AVAILABLE DATA:

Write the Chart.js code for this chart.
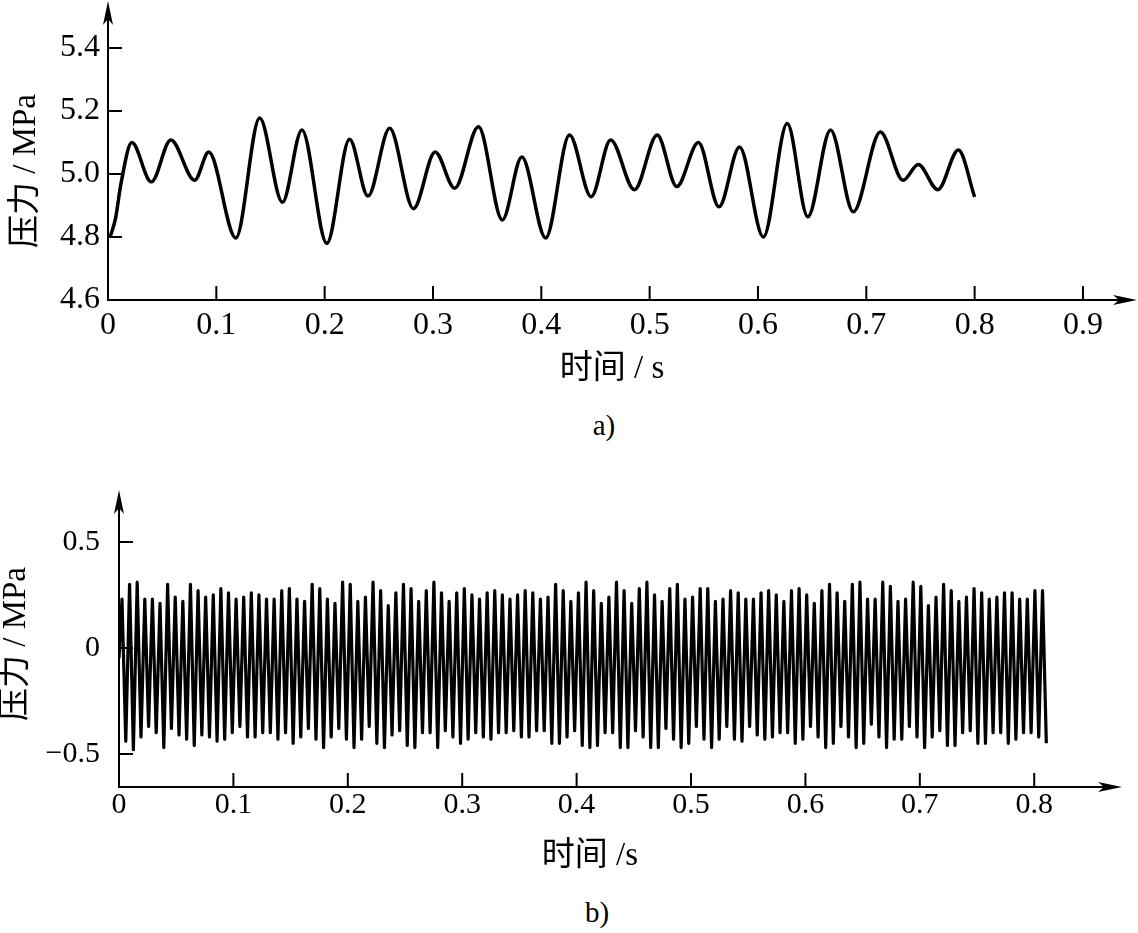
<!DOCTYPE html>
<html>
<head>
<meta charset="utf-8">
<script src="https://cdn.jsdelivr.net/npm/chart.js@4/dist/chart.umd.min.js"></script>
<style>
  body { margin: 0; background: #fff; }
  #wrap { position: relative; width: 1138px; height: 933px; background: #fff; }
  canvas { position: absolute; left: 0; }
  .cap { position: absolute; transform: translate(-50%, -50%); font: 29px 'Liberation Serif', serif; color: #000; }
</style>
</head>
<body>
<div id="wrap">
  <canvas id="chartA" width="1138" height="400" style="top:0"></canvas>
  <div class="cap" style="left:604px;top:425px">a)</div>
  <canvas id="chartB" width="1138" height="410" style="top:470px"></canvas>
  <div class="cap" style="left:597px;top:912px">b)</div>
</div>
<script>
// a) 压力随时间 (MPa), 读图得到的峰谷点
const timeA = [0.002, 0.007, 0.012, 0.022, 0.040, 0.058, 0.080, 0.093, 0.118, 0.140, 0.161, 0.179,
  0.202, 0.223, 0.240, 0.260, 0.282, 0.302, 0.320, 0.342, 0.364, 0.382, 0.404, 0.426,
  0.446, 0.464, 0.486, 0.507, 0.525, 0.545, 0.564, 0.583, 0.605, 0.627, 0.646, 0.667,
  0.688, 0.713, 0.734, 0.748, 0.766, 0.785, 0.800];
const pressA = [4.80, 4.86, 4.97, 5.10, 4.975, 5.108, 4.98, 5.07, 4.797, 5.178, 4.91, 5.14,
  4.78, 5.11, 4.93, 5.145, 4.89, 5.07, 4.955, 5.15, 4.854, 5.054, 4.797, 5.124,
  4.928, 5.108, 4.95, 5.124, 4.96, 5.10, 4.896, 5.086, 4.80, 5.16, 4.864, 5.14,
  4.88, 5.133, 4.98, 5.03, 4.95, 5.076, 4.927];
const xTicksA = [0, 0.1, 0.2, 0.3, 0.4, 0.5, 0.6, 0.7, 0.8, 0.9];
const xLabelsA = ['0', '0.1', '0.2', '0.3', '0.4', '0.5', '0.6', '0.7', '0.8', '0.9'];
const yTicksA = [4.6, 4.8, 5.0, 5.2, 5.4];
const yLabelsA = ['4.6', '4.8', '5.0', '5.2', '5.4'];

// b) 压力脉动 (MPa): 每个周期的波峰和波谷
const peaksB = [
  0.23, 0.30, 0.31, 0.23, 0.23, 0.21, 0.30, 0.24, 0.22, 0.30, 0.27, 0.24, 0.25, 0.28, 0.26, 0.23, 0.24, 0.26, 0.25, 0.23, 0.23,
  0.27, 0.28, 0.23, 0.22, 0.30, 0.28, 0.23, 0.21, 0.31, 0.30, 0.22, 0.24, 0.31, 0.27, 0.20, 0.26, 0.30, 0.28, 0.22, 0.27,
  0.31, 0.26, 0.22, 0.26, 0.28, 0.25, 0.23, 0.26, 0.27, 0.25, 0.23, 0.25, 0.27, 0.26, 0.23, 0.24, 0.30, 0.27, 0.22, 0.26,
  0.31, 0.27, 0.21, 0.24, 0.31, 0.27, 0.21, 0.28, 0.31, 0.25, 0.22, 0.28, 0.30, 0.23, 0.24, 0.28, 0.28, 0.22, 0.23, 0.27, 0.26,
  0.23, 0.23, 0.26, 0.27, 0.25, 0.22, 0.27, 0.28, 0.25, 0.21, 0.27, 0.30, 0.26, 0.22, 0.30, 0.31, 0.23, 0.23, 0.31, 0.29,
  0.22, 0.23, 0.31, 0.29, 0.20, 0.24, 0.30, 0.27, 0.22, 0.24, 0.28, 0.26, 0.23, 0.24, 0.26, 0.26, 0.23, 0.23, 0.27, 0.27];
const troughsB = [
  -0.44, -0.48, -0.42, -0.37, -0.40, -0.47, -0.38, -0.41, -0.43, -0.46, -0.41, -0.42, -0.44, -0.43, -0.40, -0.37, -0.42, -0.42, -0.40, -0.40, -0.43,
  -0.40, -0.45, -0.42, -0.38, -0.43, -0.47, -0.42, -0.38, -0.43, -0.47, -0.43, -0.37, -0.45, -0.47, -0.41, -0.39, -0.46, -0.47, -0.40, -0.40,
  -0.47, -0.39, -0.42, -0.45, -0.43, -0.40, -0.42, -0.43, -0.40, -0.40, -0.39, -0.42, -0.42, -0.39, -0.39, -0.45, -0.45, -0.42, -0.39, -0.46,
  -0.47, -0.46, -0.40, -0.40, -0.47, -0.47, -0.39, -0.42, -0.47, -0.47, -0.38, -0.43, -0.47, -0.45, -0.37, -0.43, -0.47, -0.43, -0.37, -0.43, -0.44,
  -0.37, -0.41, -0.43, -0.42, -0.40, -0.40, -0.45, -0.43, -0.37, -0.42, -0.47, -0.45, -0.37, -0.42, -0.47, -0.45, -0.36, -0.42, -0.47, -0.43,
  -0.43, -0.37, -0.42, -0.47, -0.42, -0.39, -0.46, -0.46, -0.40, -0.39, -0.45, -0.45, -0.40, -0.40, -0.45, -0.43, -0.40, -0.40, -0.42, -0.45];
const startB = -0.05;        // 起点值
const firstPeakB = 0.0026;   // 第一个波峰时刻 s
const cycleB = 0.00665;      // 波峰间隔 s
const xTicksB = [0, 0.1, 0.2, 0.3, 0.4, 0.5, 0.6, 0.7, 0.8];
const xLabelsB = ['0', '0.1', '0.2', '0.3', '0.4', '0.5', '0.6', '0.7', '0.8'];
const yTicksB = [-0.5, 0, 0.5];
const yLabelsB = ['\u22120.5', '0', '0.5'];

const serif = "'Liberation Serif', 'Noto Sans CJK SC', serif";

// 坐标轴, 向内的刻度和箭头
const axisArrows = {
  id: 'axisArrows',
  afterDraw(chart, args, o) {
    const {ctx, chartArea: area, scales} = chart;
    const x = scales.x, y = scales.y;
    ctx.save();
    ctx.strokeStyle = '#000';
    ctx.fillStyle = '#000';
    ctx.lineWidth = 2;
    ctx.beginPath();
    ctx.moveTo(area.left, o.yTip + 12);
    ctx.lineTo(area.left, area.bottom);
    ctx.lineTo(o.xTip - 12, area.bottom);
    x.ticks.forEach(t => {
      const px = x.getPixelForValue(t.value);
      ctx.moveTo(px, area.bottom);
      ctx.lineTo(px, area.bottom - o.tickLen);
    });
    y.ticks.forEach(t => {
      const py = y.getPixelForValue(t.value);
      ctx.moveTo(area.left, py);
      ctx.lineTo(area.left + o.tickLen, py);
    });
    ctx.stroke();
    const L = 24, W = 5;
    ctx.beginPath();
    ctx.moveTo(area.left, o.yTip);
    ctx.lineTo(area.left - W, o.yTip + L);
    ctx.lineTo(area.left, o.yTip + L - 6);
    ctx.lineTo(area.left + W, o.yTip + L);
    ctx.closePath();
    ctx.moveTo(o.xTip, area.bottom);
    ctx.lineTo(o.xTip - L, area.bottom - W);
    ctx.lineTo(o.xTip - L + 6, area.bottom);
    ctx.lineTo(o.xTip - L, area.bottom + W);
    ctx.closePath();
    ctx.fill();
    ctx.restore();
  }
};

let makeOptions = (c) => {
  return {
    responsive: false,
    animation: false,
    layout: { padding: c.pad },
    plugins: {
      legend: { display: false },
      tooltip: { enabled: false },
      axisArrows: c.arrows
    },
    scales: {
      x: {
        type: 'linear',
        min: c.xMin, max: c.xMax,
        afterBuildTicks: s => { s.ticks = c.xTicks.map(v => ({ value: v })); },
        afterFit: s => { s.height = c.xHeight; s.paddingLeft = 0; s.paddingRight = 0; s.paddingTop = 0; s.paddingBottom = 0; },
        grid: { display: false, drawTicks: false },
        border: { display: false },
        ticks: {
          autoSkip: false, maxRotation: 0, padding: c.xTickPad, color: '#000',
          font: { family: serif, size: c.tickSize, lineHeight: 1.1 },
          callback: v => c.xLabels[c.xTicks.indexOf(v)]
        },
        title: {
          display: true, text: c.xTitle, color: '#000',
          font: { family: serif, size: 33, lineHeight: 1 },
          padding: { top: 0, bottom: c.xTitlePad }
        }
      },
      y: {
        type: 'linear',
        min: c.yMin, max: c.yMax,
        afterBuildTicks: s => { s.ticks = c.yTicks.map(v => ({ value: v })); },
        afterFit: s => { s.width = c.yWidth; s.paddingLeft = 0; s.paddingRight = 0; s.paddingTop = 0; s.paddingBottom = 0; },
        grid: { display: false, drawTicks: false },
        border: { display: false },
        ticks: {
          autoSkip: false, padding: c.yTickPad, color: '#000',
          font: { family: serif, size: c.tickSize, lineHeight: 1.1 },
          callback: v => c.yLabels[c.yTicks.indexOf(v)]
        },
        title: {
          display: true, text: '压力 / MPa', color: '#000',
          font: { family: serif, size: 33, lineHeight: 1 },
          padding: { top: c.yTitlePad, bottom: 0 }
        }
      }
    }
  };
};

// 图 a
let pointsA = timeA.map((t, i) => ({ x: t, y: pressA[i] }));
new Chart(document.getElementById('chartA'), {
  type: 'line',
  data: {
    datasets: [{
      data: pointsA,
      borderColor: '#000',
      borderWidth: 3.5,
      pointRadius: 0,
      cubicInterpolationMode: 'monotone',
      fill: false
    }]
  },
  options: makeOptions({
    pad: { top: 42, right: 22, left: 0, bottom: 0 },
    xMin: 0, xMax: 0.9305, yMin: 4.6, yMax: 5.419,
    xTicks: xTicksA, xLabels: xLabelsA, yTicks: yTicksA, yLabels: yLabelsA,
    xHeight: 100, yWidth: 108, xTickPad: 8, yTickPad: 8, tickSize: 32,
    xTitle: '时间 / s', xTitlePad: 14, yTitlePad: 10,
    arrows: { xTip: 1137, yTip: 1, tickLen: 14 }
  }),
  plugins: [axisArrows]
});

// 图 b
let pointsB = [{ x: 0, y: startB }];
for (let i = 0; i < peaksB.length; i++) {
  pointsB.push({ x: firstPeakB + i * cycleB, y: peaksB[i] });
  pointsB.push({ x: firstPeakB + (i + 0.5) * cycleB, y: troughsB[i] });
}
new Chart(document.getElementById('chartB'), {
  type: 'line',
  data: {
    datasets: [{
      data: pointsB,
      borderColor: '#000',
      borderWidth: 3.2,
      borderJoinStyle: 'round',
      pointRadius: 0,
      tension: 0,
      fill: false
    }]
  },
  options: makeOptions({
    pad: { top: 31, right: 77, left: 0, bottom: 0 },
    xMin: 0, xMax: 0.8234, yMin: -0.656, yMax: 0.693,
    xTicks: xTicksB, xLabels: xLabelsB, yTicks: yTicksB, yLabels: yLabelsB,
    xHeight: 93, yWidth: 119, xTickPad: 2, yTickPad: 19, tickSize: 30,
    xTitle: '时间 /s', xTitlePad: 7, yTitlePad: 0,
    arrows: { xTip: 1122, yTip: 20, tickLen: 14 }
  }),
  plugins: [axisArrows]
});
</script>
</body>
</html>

WRITTEN REQUEST: Write out an exact copy of the listing, first line through the line containing "const yLabelsA = ['4.6', '4.8', '5.0', '5.2', '5.4'];", with the pictures left out.

EXPECTED ANSWER:
Write the Chart.js code for this chart.
<!DOCTYPE html>
<html>
<head>
<meta charset="utf-8">
<script src="https://cdn.jsdelivr.net/npm/chart.js@4/dist/chart.umd.min.js"></script>
<style>
  body { margin: 0; background: #fff; }
  #wrap { position: relative; width: 1138px; height: 933px; background: #fff; }
  canvas { position: absolute; left: 0; }
  .cap { position: absolute; transform: translate(-50%, -50%); font: 29px 'Liberation Serif', serif; color: #000; }
</style>
</head>
<body>
<div id="wrap">
  <canvas id="chartA" width="1138" height="400" style="top:0"></canvas>
  <div class="cap" style="left:604px;top:425px">a)</div>
  <canvas id="chartB" width="1138" height="410" style="top:470px"></canvas>
  <div class="cap" style="left:597px;top:912px">b)</div>
</div>
<script>
// a) 压力随时间 (MPa), 读图得到的峰谷点
const timeA = [0.002, 0.007, 0.012, 0.022, 0.040, 0.058, 0.080, 0.093, 0.118, 0.140, 0.161, 0.179,
  0.202, 0.223, 0.240, 0.260, 0.282, 0.302, 0.320, 0.342, 0.364, 0.382, 0.404, 0.426,
  0.446, 0.464, 0.486, 0.507, 0.525, 0.545, 0.564, 0.583, 0.605, 0.627, 0.646, 0.667,
  0.688, 0.713, 0.734, 0.748, 0.766, 0.785, 0.800];
const pressA = [4.80, 4.86, 4.97, 5.10, 4.975, 5.108, 4.98, 5.07, 4.797, 5.178, 4.91, 5.14,
  4.78, 5.11, 4.93, 5.145, 4.89, 5.07, 4.955, 5.15, 4.854, 5.054, 4.797, 5.124,
  4.928, 5.108, 4.95, 5.124, 4.96, 5.10, 4.896, 5.086, 4.80, 5.16, 4.864, 5.14,
  4.88, 5.133, 4.98, 5.03, 4.95, 5.076, 4.927];
const xTicksA = [0, 0.1, 0.2, 0.3, 0.4, 0.5, 0.6, 0.7, 0.8, 0.9];
const xLabelsA = ['0', '0.1', '0.2', '0.3', '0.4', '0.5', '0.6', '0.7', '0.8', '0.9'];
const yTicksA = [4.6, 4.8, 5.0, 5.2, 5.4];
const yLabelsA = ['4.6', '4.8', '5.0', '5.2', '5.4'];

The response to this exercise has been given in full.